• **Charts and diagrams as code**:
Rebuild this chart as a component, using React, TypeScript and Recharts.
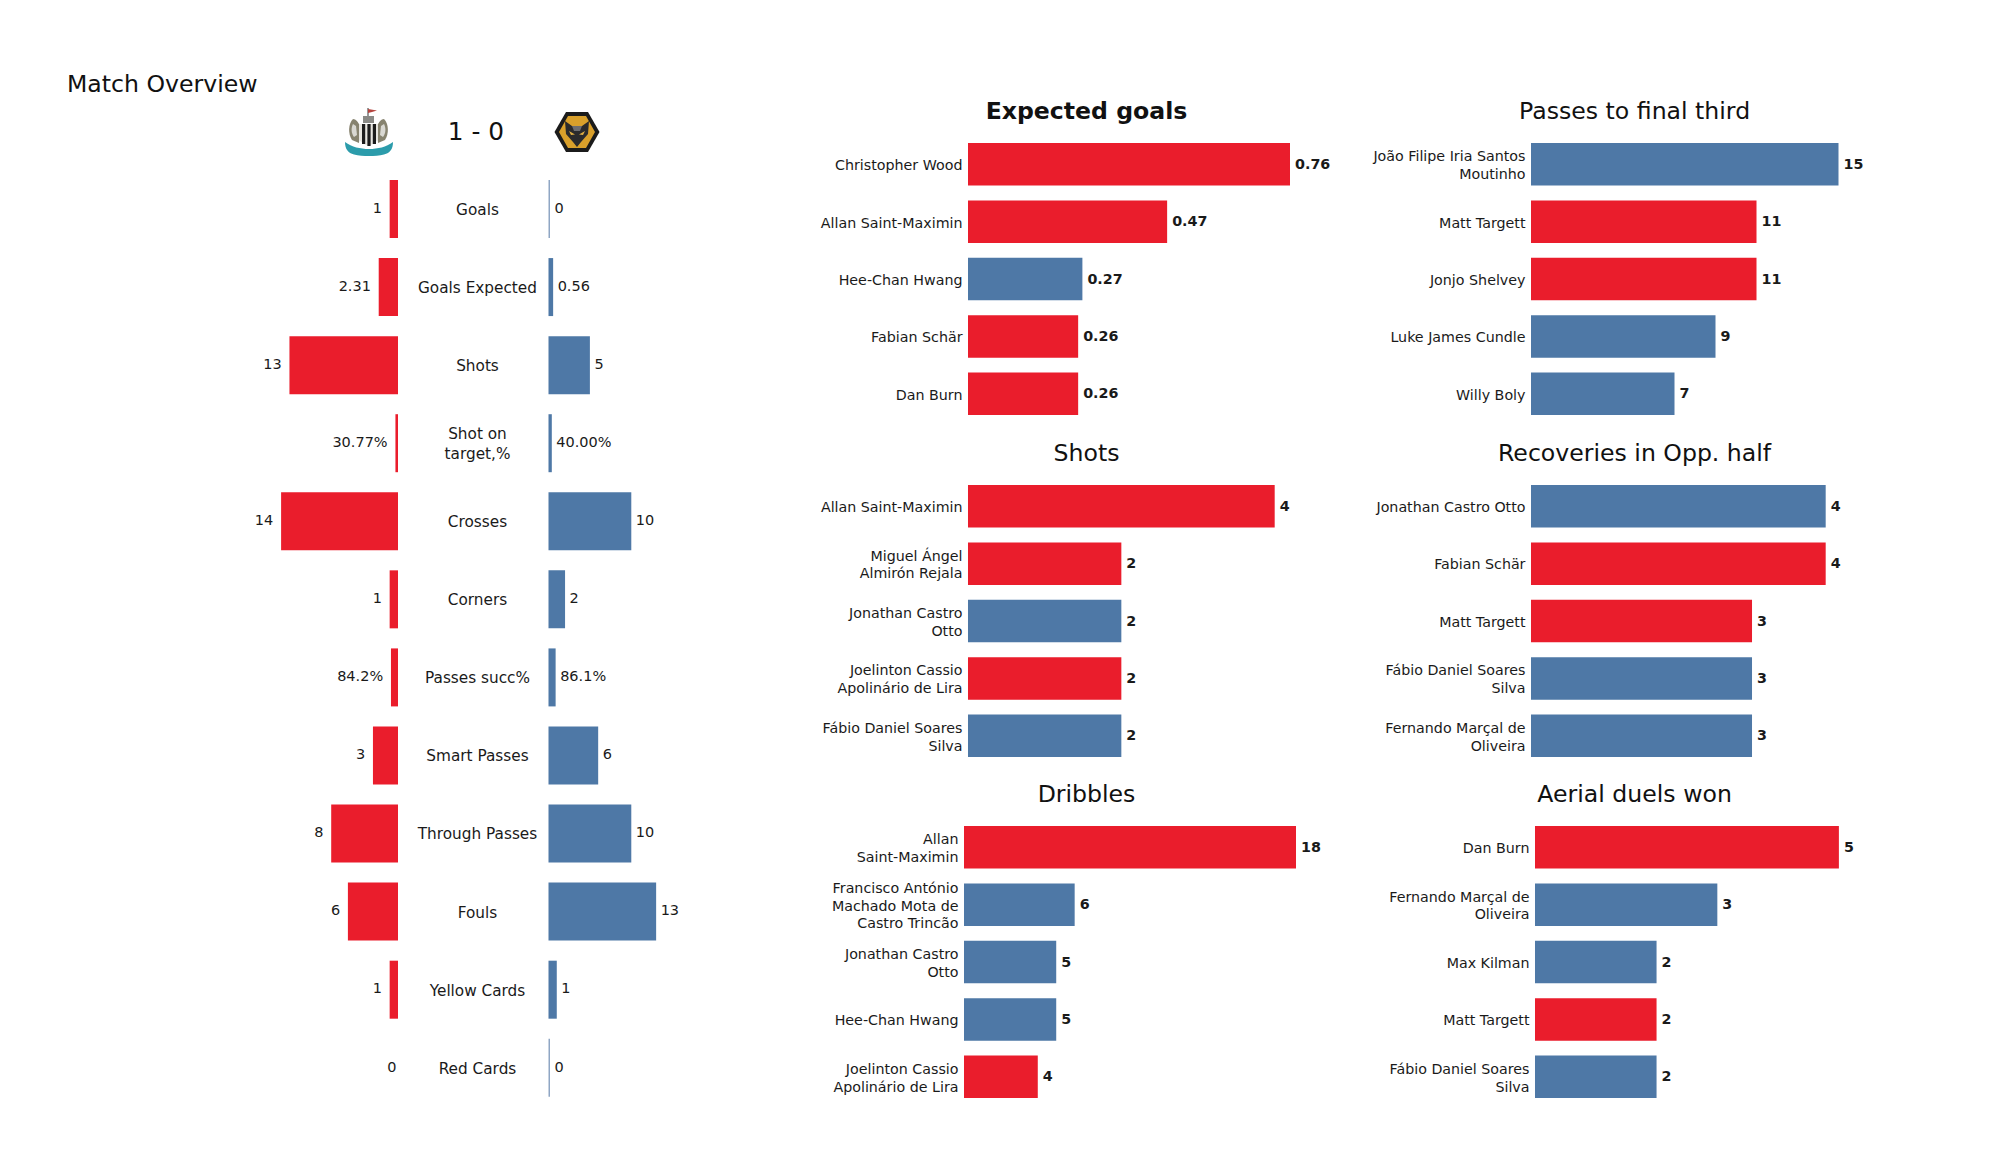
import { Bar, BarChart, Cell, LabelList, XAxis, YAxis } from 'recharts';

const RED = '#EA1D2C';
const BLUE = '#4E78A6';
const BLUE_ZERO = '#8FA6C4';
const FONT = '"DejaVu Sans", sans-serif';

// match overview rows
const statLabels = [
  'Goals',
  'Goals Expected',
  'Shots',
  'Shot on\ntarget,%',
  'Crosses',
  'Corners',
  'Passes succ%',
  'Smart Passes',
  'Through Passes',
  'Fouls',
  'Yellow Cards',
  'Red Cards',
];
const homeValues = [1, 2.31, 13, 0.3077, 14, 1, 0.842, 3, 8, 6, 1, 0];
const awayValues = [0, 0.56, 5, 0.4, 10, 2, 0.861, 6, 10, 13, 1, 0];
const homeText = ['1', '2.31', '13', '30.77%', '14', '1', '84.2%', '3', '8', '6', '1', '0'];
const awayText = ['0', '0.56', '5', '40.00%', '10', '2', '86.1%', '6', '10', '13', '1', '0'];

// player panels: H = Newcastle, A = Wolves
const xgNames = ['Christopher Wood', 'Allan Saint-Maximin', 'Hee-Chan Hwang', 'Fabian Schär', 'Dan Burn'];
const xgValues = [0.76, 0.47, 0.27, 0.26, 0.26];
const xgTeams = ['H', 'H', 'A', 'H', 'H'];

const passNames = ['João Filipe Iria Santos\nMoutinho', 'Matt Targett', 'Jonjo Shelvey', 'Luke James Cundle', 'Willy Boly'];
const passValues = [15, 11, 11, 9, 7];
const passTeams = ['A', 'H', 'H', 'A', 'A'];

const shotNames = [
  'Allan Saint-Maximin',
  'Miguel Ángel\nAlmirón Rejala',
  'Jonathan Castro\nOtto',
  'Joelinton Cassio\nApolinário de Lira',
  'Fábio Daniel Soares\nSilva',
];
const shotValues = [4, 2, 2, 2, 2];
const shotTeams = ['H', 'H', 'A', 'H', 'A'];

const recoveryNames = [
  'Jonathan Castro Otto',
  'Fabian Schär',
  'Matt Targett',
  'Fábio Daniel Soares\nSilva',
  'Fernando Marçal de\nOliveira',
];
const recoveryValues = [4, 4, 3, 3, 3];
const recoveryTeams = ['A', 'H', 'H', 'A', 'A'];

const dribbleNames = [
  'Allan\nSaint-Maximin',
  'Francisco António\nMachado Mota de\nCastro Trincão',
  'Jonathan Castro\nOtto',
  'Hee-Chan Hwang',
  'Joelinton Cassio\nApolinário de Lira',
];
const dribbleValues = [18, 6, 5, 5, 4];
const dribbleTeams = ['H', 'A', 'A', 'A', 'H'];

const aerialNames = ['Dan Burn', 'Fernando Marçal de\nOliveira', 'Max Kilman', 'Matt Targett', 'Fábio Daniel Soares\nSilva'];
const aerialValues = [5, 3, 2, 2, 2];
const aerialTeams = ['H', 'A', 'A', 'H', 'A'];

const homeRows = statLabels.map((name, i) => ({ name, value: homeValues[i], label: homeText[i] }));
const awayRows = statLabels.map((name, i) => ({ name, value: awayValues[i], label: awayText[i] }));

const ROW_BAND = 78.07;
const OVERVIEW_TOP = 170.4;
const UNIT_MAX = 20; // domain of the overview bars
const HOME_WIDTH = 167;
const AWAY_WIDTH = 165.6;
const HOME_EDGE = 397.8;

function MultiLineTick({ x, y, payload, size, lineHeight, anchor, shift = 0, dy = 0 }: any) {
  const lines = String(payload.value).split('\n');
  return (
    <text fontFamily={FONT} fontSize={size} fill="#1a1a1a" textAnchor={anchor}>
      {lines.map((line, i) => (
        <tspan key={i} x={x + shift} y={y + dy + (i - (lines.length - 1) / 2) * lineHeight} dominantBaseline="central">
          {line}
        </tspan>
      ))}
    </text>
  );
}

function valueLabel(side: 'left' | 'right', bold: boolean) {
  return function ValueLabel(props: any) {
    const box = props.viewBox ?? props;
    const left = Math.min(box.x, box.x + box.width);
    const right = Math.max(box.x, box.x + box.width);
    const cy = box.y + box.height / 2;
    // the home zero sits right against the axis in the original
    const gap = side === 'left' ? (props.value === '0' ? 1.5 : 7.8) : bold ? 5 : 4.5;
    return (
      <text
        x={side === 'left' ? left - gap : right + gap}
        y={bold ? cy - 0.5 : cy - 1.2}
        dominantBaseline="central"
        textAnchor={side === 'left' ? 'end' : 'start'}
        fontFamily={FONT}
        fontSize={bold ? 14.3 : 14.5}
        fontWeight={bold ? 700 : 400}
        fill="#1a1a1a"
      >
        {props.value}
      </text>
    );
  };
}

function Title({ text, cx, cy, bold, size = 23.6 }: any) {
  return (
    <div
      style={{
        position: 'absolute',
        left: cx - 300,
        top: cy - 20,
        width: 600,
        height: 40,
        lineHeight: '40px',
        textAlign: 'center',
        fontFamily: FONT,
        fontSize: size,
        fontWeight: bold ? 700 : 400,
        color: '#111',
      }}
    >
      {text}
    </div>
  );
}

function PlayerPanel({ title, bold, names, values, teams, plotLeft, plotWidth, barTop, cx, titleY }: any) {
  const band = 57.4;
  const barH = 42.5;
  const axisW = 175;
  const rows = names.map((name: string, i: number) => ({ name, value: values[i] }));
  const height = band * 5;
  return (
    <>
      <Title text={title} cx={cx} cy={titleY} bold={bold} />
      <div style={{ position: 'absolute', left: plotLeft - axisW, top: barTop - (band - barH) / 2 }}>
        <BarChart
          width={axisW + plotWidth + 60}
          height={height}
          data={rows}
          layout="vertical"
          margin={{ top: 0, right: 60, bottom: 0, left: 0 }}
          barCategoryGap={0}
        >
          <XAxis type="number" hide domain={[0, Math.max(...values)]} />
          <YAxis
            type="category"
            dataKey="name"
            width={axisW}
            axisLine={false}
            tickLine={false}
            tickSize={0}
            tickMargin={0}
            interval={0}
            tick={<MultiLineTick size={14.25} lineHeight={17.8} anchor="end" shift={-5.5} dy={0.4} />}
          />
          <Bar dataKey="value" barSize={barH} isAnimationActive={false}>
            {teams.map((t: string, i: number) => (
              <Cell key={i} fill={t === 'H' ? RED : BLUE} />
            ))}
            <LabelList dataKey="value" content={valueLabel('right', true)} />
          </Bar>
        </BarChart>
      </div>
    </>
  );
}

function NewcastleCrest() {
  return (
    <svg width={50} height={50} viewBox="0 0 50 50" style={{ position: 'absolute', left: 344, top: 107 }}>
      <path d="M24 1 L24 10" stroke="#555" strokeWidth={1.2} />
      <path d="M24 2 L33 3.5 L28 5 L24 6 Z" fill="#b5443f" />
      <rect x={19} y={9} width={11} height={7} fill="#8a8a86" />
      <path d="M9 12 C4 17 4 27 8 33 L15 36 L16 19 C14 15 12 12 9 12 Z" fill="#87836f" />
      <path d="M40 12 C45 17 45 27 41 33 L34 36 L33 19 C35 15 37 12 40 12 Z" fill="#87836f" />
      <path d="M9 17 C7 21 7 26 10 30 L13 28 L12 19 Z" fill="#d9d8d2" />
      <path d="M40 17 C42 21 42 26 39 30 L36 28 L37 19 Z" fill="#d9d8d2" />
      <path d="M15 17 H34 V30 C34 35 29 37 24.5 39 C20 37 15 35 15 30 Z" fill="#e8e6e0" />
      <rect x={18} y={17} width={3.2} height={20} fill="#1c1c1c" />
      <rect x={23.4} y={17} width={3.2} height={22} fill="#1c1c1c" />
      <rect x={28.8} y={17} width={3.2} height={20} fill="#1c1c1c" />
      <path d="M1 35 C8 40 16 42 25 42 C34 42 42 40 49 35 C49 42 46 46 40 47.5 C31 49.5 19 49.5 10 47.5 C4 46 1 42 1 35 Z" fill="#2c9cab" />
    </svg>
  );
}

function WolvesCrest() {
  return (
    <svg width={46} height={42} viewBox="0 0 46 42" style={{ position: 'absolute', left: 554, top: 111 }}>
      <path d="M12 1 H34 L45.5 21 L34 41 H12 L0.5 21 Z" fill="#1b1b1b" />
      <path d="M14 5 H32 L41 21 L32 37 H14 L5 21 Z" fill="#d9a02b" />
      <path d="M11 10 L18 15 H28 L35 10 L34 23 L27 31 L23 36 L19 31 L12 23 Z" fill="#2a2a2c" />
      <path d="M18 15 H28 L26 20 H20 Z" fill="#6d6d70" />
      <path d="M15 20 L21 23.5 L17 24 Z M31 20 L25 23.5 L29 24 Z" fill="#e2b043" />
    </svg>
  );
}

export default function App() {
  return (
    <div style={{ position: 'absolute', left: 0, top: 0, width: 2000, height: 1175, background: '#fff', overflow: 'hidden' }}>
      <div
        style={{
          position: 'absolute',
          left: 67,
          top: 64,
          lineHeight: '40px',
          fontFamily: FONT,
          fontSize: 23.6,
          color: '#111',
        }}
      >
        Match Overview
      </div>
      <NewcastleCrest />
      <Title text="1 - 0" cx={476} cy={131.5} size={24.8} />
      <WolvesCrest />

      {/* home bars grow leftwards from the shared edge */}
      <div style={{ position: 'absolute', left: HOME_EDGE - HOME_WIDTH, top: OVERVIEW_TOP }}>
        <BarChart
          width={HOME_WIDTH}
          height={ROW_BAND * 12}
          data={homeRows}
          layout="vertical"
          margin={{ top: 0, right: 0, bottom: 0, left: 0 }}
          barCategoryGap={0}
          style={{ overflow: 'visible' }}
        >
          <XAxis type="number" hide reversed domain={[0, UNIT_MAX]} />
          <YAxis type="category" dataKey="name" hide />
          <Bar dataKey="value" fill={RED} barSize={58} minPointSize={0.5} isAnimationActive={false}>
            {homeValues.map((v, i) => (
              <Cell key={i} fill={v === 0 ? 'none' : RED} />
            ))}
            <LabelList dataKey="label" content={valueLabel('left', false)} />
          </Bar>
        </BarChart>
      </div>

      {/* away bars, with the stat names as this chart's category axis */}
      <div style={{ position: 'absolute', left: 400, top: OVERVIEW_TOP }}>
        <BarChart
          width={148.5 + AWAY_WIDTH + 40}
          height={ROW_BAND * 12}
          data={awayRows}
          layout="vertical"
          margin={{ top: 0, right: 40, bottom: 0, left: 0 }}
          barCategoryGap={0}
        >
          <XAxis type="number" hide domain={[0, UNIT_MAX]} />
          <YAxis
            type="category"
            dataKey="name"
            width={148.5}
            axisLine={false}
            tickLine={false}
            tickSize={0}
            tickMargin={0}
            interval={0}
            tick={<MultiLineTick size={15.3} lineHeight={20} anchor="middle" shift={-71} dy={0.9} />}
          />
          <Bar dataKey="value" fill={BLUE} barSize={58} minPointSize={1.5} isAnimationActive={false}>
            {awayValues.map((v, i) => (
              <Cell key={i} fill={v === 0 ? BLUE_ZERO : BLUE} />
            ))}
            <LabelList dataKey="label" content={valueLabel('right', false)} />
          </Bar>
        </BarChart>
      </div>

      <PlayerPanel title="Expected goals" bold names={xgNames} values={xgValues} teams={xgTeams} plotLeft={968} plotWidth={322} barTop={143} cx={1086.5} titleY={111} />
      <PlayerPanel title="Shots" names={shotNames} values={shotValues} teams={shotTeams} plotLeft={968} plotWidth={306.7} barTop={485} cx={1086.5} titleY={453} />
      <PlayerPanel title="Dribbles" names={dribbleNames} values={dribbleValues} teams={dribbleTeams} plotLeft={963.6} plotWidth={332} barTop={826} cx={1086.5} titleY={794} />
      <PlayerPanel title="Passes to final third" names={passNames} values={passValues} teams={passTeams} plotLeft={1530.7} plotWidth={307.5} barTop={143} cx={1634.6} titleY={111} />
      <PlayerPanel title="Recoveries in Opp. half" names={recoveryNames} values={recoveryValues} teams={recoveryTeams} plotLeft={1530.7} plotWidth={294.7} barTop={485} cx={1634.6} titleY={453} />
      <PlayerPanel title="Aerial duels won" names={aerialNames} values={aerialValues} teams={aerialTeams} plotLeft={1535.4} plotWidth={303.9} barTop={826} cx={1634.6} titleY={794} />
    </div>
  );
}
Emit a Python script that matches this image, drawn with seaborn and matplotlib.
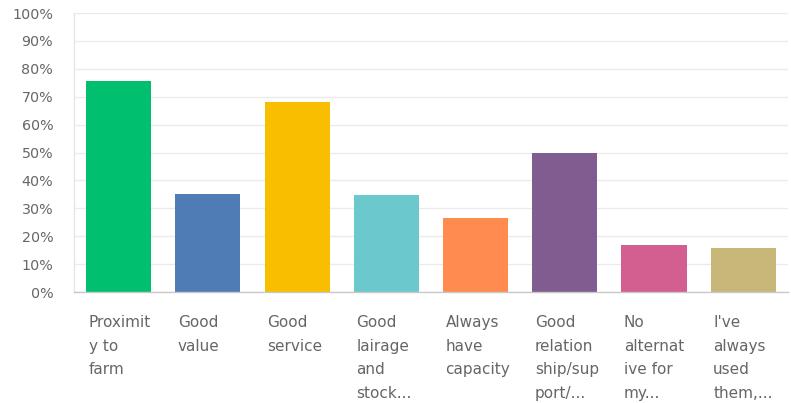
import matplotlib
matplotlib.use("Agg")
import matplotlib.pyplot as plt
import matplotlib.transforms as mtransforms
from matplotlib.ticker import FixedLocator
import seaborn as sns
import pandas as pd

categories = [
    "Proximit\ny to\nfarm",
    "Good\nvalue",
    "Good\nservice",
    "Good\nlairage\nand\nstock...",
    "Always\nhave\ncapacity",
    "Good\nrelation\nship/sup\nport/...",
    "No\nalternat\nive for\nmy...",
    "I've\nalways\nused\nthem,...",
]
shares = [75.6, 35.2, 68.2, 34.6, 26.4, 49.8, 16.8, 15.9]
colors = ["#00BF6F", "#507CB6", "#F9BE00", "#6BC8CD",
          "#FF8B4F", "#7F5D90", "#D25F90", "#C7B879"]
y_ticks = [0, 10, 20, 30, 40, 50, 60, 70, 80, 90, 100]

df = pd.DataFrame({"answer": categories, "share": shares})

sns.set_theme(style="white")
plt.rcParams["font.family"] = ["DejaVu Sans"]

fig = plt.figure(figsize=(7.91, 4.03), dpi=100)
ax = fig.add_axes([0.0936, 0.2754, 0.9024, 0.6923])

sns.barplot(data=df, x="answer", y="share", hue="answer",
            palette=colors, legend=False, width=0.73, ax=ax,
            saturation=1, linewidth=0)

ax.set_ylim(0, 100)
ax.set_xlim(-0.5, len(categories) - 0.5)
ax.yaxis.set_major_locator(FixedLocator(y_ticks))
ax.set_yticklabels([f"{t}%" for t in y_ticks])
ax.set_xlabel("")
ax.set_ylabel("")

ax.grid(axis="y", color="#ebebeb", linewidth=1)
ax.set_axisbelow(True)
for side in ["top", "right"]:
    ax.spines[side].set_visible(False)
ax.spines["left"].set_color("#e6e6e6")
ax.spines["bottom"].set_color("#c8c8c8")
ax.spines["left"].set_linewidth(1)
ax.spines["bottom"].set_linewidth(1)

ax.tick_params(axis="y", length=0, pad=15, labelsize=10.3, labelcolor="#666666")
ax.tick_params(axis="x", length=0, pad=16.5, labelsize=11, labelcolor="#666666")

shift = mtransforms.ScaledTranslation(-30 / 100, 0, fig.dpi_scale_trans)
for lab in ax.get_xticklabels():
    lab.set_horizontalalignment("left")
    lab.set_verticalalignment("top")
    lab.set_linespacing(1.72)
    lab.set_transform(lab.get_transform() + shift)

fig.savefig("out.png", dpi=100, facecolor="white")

• **WHAT IS REQUIRED**: Pick out and copy the lines of the entries that hold the string "with".

• **FINAL RESULT**:
      {/* away bars, with the stat names as this chart's category axis */}
Emit a Python script that matches this image, drawn with seaborn and matplotlib.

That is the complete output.